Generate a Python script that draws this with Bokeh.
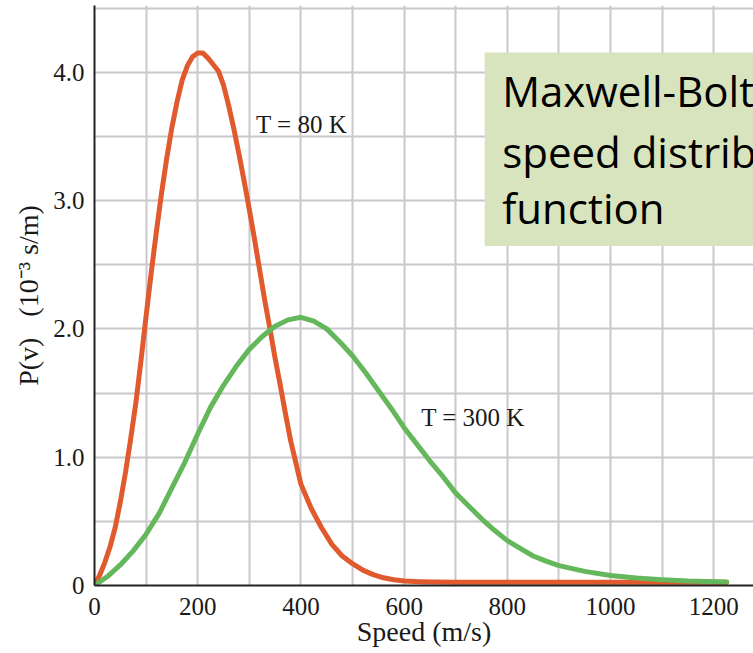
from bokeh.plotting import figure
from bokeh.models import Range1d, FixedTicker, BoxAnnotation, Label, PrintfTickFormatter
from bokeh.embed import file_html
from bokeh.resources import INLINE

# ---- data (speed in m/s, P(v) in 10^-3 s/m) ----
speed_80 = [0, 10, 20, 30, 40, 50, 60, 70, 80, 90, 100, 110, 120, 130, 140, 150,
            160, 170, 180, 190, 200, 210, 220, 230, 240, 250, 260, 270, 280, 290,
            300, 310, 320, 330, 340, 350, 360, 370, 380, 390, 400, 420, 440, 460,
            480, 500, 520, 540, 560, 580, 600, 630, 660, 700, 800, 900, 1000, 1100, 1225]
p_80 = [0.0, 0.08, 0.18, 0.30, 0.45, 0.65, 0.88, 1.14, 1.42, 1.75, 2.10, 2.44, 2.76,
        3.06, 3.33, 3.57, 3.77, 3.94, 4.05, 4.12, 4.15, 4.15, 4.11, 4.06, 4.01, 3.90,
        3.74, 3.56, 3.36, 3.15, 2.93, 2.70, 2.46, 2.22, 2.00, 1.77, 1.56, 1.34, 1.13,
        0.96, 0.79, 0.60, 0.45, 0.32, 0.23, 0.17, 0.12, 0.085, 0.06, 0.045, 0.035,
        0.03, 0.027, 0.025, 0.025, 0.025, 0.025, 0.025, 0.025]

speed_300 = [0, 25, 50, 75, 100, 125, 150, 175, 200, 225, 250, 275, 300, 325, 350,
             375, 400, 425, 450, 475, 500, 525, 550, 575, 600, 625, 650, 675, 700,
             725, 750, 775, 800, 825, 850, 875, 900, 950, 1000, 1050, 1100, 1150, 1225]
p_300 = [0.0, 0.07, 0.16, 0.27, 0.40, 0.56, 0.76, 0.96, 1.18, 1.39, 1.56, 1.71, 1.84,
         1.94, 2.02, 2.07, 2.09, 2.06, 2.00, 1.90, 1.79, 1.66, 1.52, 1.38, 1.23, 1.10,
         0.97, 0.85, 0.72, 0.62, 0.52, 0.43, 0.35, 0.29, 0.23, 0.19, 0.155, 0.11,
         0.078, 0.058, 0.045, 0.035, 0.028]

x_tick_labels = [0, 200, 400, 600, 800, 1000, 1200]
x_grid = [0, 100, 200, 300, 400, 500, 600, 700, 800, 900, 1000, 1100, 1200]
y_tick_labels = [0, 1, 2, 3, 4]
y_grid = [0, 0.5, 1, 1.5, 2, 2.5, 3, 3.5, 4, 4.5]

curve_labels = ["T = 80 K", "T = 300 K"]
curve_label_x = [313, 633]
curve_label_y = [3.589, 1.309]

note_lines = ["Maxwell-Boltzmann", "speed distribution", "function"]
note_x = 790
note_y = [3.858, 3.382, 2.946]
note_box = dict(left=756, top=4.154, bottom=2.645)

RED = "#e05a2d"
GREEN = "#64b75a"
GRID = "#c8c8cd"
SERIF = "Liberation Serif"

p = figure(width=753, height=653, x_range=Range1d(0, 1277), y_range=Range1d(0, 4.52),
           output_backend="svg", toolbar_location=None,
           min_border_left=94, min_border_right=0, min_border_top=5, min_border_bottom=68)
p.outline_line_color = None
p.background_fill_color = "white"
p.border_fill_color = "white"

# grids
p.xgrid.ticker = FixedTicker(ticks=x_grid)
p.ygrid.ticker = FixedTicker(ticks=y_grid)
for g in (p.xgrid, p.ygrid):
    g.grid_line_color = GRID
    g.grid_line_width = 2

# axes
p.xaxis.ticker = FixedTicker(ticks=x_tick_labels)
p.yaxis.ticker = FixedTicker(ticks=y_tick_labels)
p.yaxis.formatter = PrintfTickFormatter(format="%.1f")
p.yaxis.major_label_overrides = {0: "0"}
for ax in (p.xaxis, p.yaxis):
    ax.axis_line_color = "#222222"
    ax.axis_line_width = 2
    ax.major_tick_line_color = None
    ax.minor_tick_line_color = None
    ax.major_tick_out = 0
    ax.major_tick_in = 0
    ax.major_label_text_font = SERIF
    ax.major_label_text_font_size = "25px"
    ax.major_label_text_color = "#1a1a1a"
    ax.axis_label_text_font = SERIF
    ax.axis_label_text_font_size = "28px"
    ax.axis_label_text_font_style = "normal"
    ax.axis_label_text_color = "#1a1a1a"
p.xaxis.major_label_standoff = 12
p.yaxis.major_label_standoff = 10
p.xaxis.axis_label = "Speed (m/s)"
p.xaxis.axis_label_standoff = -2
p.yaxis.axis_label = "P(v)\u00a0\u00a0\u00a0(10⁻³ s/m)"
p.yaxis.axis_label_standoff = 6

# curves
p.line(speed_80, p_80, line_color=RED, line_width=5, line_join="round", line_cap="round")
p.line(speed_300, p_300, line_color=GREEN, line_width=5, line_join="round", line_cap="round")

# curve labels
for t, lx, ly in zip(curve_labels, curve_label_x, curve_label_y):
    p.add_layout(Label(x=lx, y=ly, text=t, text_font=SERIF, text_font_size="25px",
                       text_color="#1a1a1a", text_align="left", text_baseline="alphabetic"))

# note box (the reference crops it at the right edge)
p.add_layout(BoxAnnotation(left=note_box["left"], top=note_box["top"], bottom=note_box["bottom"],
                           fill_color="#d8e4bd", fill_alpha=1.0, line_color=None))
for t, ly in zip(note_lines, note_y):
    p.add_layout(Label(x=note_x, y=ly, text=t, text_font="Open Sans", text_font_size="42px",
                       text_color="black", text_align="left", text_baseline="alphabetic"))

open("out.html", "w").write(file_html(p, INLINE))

════════════════════

** Stated task **
Set the lines above down again, word for word, from the first through the one containing "from bokeh.resources import INLINE"; pictures excluded.

** Task result **
Generate a Python script that draws this with Bokeh.
from bokeh.plotting import figure
from bokeh.models import Range1d, FixedTicker, BoxAnnotation, Label, PrintfTickFormatter
from bokeh.embed import file_html
from bokeh.resources import INLINE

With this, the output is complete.